我读志,首先关注的是绩溪志书的编纂历史,即方志史,弄清一方志书的编纂历史,由是而有了《绩溪县志有六部,修志历史五百年》一文刊于当年的《安徽史志通讯》(今《志苑》的前身)。在完成《绩溪中学校史》后,首先花了十余年的时间,通过谱牒与实地走访,利用课余与节假日完成了从“胡开文的创业与创名”到“胡开文墨业史、人物传”的探讨,遂有了系列性文字刊于《江淮论坛》等刊物与书籍,并把自己对地方志研究的时段重点,放在嘉庆十五年《绩溪县志》中断之后至新中国成立前;由是,又积极加入绩溪政协文史资料的收集与探讨工作,并把方志阅读的范围扩大到自己比较熟悉的休宁(又以屯溪为重点)、歙县、黟县以及绩溪周边的旌德、宁国与安徽省志。凡能接触到的史志书籍,都要翻阅。
而今,作为二轮修志的执行主编,其读用又有了不同的角度,且增加了一份责任。
其一,因志书出于众人之手,难免有问题与过错。作为执行主编,应对已刊的志书负责,必须阅读,并把错误、遗漏一一列出,留待下一轮修志工作者使用。这一工作,我一直在进行中,并以《二志刊后改正增补随笔》为题,随时笔录留存,现在已改正增补了40余条、17000余字。比如,民国县长卞彬孙,应作“卞斌孙”,这是据其后人当面纠误的。又如,《嘉庆绩溪县志》的郡城名医周少塘,应属明代人;但《嘉庆绩溪县志》列为清代。当我再读《嘉庆绩溪县志·人物·周镜玉》条时却发现,他是明代人,因此,必须改正。这是多读一遍的收获。
其二,在修志的基础上,深入研究地方史与地方文献,为地情留点有用的文字。

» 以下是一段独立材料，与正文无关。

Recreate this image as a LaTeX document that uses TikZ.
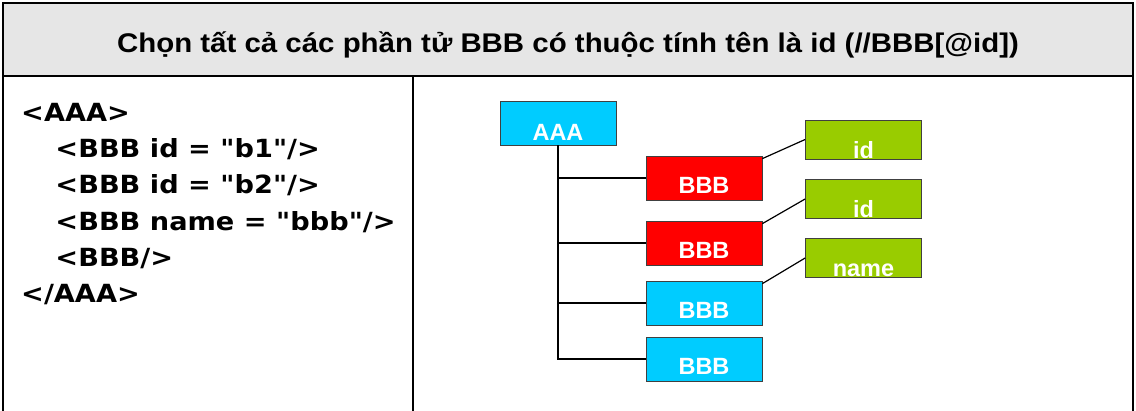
\documentclass[tikz,border=0pt]{standalone}
\usepackage{fontspec}
\setmainfont{Liberation Sans}
\newfontfamily\codefont{DejaVu Sans}
\definecolor{cyanC}{RGB}{0,204,255}
\definecolor{redC}{RGB}{255,0,0}
\definecolor{greenC}{RGB}{153,204,0}
\definecolor{titlegray}{RGB}{230,230,230}
\tikzset{
  frame/.style={line width=2pt, black},
  elbox/.style={draw=black!75, line width=0.8pt, minimum width=116pt, minimum height=44pt, inner sep=0pt},
  atbox/.style={draw=black!75, line width=0.8pt, minimum width=116pt, minimum height=39pt, inner sep=0pt, fill=greenC},
  btext/.style={text=white, font=\fontsize{23.5}{26}\selectfont\bfseries, inner sep=0pt, anchor=base},
  conn/.style={line width=1.2pt, black},
}
\begin{document}
\begin{tikzpicture}[x=1pt,y=-1pt]
\useasboundingbox (0,0) rectangle (1136,410);
\fill[titlegray] (3,3) rectangle (1133,76);
\draw[frame] (3,412) -- (3,3) -- (1133,3) -- (1133,412);
\draw[frame] (3,76) -- (1133,76);
\draw[frame] (413,76) -- (413,412);

\node[anchor=base, xscale=1.09, inner sep=0pt, font=\fontsize{27}{30}\selectfont\bfseries] (title) at (568,52) {Chọn tất cả các phần tử BBB có thuộc tính tên là id (//BBB[@id])};

\node[anchor=north west, align=left, inner sep=0pt, xscale=1.088, font=\codefont\fontsize{25}{36.2}\selectfont\bfseries] (code) at (21,103)
{<AAA>\\
\hspace*{31.5pt}<BBB id = "b1"/>\\
\hspace*{31.5pt}<BBB id = "b2"/>\\
\hspace*{31.5pt}<BBB name = "bbb"/>\\
\hspace*{31.5pt}<BBB/>\\
</AAA>};

% tree
\node[elbox, fill=cyanC] (aaa) at (558,123) {};
\node[elbox, fill=redC] (b1) at (704,178) {};
\node[elbox, fill=redC] (b2) at (704,243) {};
\node[elbox, fill=cyanC] (b3) at (704,303) {};
\node[elbox, fill=cyanC] (b4) at (704,359) {};
\node[atbox] (id1) at (863.5,139.5) {};
\node[atbox] (id2) at (863.5,199) {};
\node[atbox] (nm) at (863.5,258) {};

\node[btext] (taaa) at ([yshift=5pt]aaa.south) {AAA};
\node[btext] (tb1) at ([yshift=7pt]b1.south) {BBB};
\node[btext] (tb2) at ([yshift=7pt]b2.south) {BBB};
\node[btext] (tb3) at ([yshift=7pt]b3.south) {BBB};
\node[btext] (tb4) at ([yshift=7pt]b4.south) {BBB};
\node[btext] (tid1) at ([yshift=1pt]id1.south) {id};
\node[btext] (tid2) at ([yshift=1pt]id2.south) {id};
\node[btext] (tnm) at ([yshift=1pt]nm.south) {name};

\draw[conn] (aaa.south) -- (aaa.south |- b4.west) -- (b4.west);
\draw[conn] (aaa.south |- b1.west) -- (b1.west);
\draw[conn] (aaa.south |- b2.west) -- (b2.west);
\draw[conn] (aaa.south |- b3.west) -- (b3.west);
\draw[conn] ([yshift=-3pt]b1.north east) -- (id1.west);
\draw[conn] ([yshift=-3pt]b2.north east) -- (id2.west);
\draw[conn] ([yshift=-3pt]b3.north east) -- (nm.west);
\end{tikzpicture}
\end{document}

为此,我在领导的安排下,正在搞《徽墨志》;又在友人的支持帮助下,搞了《中国近代思想家文集·邵作舟》卷(国家出版基金项目)。这两种,前者已进入出版社,可望年内出版;后者,已由中国人民大学出版社出版发行。
其三,将自己的方志知识,尽力用于旅游与经济建设,留给年轻人。这方面的工作做得比较多,如绩溪中学文化广场上的铭文,绩溪县名人档案馆的筹建与布展,绩溪龙川胡氏宗祠中《胡氏世系图》雕版、乡贤祠中的《乡贤图》、胡宗宪纪念馆、胡富纪念馆与绩溪县博物馆中的诸多文字,绩溪县申报“国家历史文化名城”、“中国徽墨之乡”的文本以及《宣城历史》读本的编写,我都参与了。总之,我都尽力了。
作为一位教育工作者和史志工作者,读志、用志应该是一项长期的工作和责任。